For every collection of particles, we can define a quantity called the "center of mass". Definitions also exist in the case of continuous distributions, such as a solid object. I will call generally the matter containing the particles/continuous distribution "the object". The different parts of the object can interact with each other through forces. We call these forces "internal forces". The different parts of the object can also interact with "stuff" that is not part of the object through other forces, and we call these "external forces".

All these definitions become useful because it can be proven using Newton's laws that the movement of the point in space we call the center of mass only depends on the external forces. All the internal forces somehow cancel each other. Therefore, this point is space, the center of mass, obeys Newton's second law with the mass equal to the mass of the object. This is very useful as this allows extension of Newton's laws from point object to "real" objects. In a sense, if you define the "movement of the body" as being the movement of the center of mass, then yes, you can say that the body moves with the velocity of the center of mass. In other words, if you look at the body from a large distance, its movement will be identical to the movement of an object with all its mass concentrated in the center of mass.

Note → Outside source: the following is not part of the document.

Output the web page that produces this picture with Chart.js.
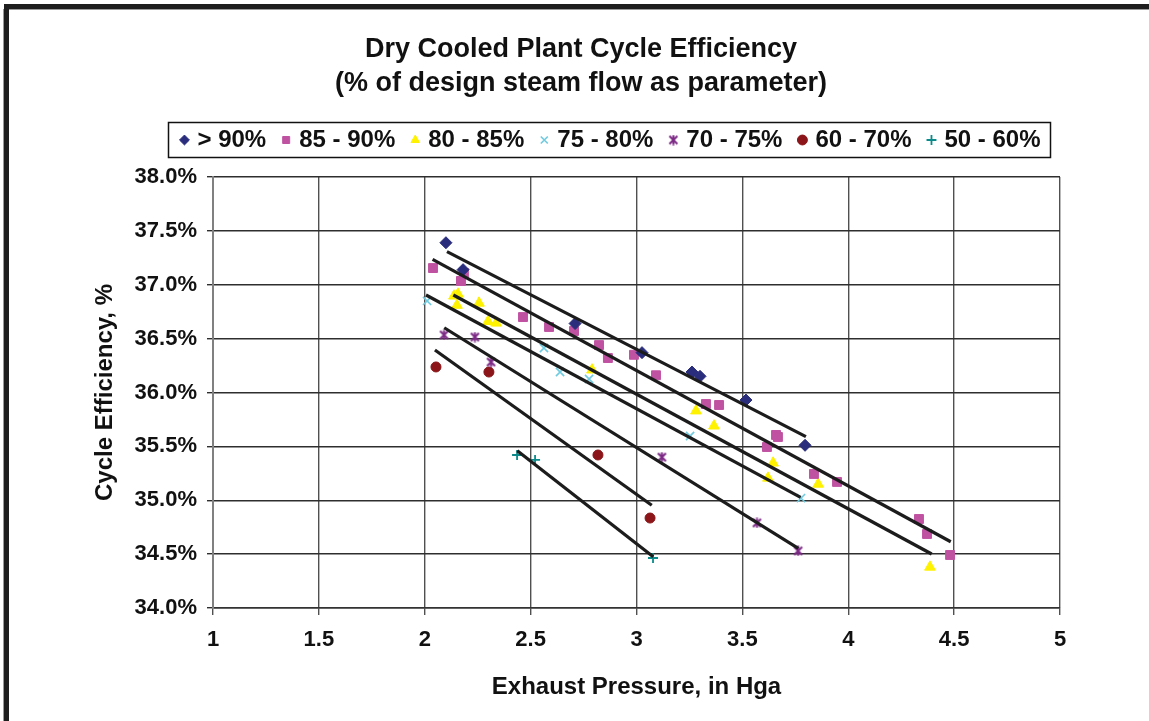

Returning to a closer view, in the case of objects that don't have a rigid shape, such as blocks linked by a spring, the blocks will move relative to the center of mass. To see how the blocks move relative to the center of mass, you only have to take into consideration the internal forces, as the external forces are taken into account with the motion of the center of mass. This can simplify the solution to some problems. Simply look at the object and presume that there are no external forces, and solve Newton's equations. Then, to have the motion of the various parts of the object relative to "the world", add the movement of the center of mass.

As an exercise, you can consider two identical masses vertically aligned, linked by a spring of negligible mass falling in a uniform gravitational field. First, you can try to solve the problem using the center of mass concept. You see that the masses, by symmetry, will oscillate about the center of mass with an harmonic movement. The center of mass will also accelerate with a constant acceleration. To have the motion of each mass, simply add the position of the center of mass to the position of the mass relative to the center of mass. Now, solve the problem using the equations of motion for each mass. Therefore, there will be two forces on each mass: the gravitational force, and the spring force. The latter will couple your equations of motion, as it depends on the difference in position between the two masses. If you solve these equations, you will find the same solution as in the first case, but this will require more work.